> EXERCISE TASK
Reproduce the listing below in full and without alteration, apart from its pictures.

> DATASET CONTENT
——

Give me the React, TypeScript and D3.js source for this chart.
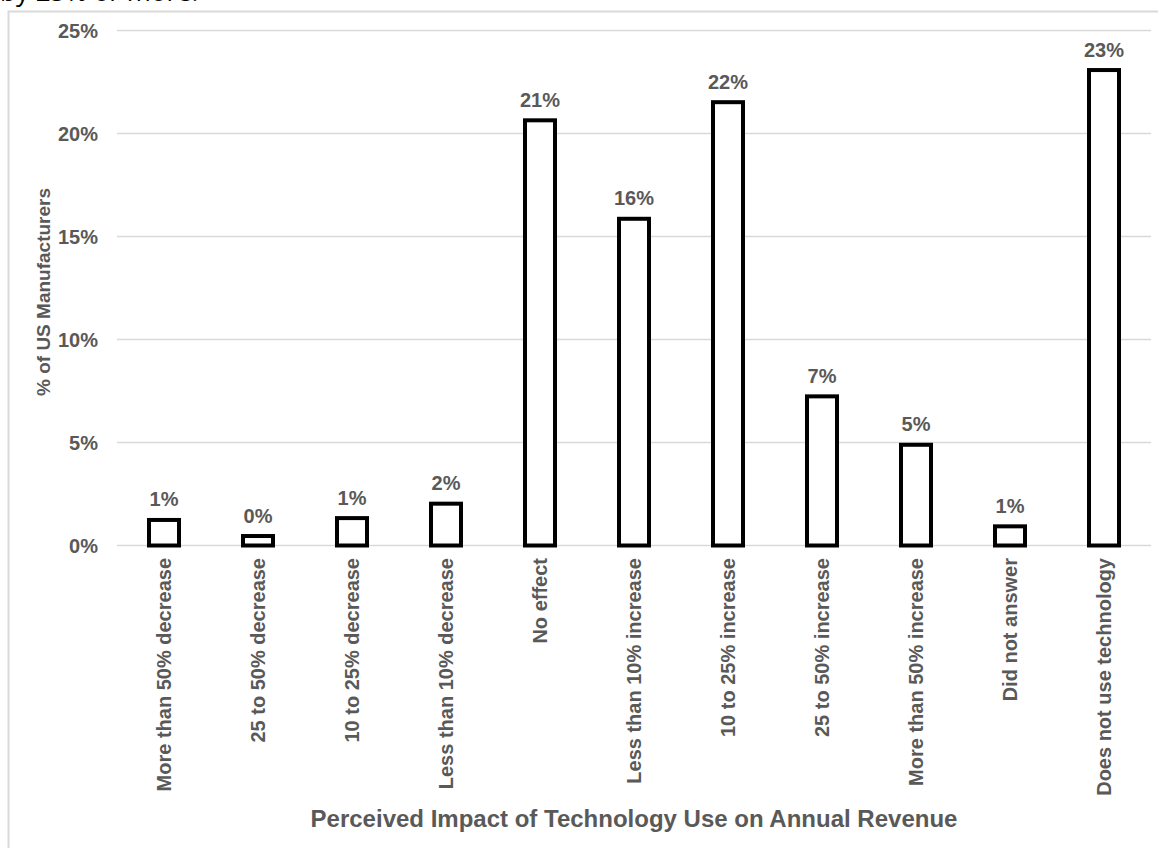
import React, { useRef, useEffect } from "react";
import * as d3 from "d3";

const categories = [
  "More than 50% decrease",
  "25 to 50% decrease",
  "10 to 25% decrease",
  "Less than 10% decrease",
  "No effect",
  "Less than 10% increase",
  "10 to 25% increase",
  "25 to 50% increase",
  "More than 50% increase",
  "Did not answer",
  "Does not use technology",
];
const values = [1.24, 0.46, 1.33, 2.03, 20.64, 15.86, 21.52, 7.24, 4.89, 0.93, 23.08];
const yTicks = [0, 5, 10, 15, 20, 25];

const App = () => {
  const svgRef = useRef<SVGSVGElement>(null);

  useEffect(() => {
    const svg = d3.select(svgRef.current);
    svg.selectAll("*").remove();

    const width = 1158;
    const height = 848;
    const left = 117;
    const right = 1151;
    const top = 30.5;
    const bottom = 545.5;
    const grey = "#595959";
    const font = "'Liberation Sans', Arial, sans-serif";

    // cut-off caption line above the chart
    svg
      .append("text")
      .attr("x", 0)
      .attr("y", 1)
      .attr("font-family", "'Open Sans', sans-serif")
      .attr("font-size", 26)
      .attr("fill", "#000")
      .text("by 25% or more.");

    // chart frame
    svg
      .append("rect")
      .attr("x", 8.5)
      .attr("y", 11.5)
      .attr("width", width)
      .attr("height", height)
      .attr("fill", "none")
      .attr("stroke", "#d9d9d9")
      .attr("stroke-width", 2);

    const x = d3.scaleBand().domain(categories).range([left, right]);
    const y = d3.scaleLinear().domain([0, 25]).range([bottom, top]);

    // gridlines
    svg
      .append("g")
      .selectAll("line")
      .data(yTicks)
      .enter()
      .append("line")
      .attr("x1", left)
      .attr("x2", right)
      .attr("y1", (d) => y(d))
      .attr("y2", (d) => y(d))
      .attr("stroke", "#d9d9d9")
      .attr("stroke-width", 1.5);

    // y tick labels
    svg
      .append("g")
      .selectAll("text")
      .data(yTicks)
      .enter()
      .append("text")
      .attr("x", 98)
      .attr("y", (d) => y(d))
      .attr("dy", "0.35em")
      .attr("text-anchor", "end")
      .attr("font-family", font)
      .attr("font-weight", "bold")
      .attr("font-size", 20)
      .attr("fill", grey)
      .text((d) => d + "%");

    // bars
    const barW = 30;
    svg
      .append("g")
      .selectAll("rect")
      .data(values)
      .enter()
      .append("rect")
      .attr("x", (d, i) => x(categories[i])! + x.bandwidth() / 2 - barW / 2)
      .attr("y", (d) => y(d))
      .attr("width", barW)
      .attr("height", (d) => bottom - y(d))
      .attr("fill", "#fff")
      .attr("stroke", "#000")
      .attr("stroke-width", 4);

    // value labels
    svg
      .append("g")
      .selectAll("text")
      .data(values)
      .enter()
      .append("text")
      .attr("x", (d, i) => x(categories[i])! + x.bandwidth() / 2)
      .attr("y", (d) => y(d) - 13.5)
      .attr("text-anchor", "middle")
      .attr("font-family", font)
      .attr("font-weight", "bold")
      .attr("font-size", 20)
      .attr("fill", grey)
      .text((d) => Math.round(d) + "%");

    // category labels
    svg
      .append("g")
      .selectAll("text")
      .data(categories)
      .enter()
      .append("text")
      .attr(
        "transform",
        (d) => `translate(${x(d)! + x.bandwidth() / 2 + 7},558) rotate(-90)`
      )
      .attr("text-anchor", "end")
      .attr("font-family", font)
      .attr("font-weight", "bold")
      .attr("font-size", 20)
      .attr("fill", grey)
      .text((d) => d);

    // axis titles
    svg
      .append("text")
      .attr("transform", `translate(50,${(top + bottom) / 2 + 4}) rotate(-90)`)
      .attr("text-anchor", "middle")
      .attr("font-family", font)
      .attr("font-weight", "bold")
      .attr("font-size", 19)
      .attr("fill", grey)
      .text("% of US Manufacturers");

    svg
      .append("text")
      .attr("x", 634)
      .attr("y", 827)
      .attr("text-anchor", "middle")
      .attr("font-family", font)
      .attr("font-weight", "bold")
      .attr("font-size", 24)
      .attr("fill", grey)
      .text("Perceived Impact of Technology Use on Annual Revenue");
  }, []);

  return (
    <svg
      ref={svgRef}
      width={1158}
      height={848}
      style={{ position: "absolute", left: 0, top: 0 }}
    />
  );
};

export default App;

——

> EXPECTED ANSWER
Give me the React, TypeScript and D3.js source for this chart.
import React, { useRef, useEffect } from "react";
import * as d3 from "d3";

const categories = [
  "More than 50% decrease",
  "25 to 50% decrease",
  "10 to 25% decrease",
  "Less than 10% decrease",
  "No effect",
  "Less than 10% increase",
  "10 to 25% increase",
  "25 to 50% increase",
  "More than 50% increase",
  "Did not answer",
  "Does not use technology",
];
const values = [1.24, 0.46, 1.33, 2.03, 20.64, 15.86, 21.52, 7.24, 4.89, 0.93, 23.08];
const yTicks = [0, 5, 10, 15, 20, 25];

const App = () => {
  const svgRef = useRef<SVGSVGElement>(null);

  useEffect(() => {
    const svg = d3.select(svgRef.current);
    svg.selectAll("*").remove();

    const width = 1158;
    const height = 848;
    const left = 117;
    const right = 1151;
    const top = 30.5;
    const bottom = 545.5;
    const grey = "#595959";
    const font = "'Liberation Sans', Arial, sans-serif";

    // cut-off caption line above the chart
    svg
      .append("text")
      .attr("x", 0)
      .attr("y", 1)
      .attr("font-family", "'Open Sans', sans-serif")
      .attr("font-size", 26)
      .attr("fill", "#000")
      .text("by 25% or more.");

    // chart frame
    svg
      .append("rect")
      .attr("x", 8.5)
      .attr("y", 11.5)
      .attr("width", width)
      .attr("height", height)
      .attr("fill", "none")
      .attr("stroke", "#d9d9d9")
      .attr("stroke-width", 2);

    const x = d3.scaleBand().domain(categories).range([left, right]);
    const y = d3.scaleLinear().domain([0, 25]).range([bottom, top]);

    // gridlines
    svg
      .append("g")
      .selectAll("line")
      .data(yTicks)
      .enter()
      .append("line")
      .attr("x1", left)
      .attr("x2", right)
      .attr("y1", (d) => y(d))
      .attr("y2", (d) => y(d))
      .attr("stroke", "#d9d9d9")
      .attr("stroke-width", 1.5);

    // y tick labels
    svg
      .append("g")
      .selectAll("text")
      .data(yTicks)
      .enter()
      .append("text")
      .attr("x", 98)
      .attr("y", (d) => y(d))
      .attr("dy", "0.35em")
      .attr("text-anchor", "end")
      .attr("font-family", font)
      .attr("font-weight", "bold")
      .attr("font-size", 20)
      .attr("fill", grey)
      .text((d) => d + "%");

    // bars
    const barW = 30;
    svg
      .append("g")
      .selectAll("rect")
      .data(values)
      .enter()
      .append("rect")
      .attr("x", (d, i) => x(categories[i])! + x.bandwidth() / 2 - barW / 2)
      .attr("y", (d) => y(d))
      .attr("width", barW)
      .attr("height", (d) => bottom - y(d))
      .attr("fill", "#fff")
      .attr("stroke", "#000")
      .attr("stroke-width", 4);

    // value labels
    svg
      .append("g")
      .selectAll("text")
      .data(values)
      .enter()
      .append("text")
      .attr("x", (d, i) => x(categories[i])! + x.bandwidth() / 2)
      .attr("y", (d) => y(d) - 13.5)
      .attr("text-anchor", "middle")
      .attr("font-family", font)
      .attr("font-weight", "bold")
      .attr("font-size", 20)
      .attr("fill", grey)
      .text((d) => Math.round(d) + "%");

    // category labels
    svg
      .append("g")
      .selectAll("text")
      .data(categories)
      .enter()
      .append("text")
      .attr(
        "transform",
        (d) => `translate(${x(d)! + x.bandwidth() / 2 + 7},558) rotate(-90)`
      )
      .attr("text-anchor", "end")
      .attr("font-family", font)
      .attr("font-weight", "bold")
      .attr("font-size", 20)
      .attr("fill", grey)
      .text((d) => d);

    // axis titles
    svg
      .append("text")
      .attr("transform", `translate(50,${(top + bottom) / 2 + 4}) rotate(-90)`)
      .attr("text-anchor", "middle")
      .attr("font-family", font)
      .attr("font-weight", "bold")
      .attr("font-size", 19)
      .attr("fill", grey)
      .text("% of US Manufacturers");

    svg
      .append("text")
      .attr("x", 634)
      .attr("y", 827)
      .attr("text-anchor", "middle")
      .attr("font-family", font)
      .attr("font-weight", "bold")
      .attr("font-size", 24)
      .attr("fill", grey)
      .text("Perceived Impact of Technology Use on Annual Revenue");
  }, []);

  return (
    <svg
      ref={svgRef}
      width={1158}
      height={848}
      style={{ position: "absolute", left: 0, top: 0 }}
    />
  );
};

export default App;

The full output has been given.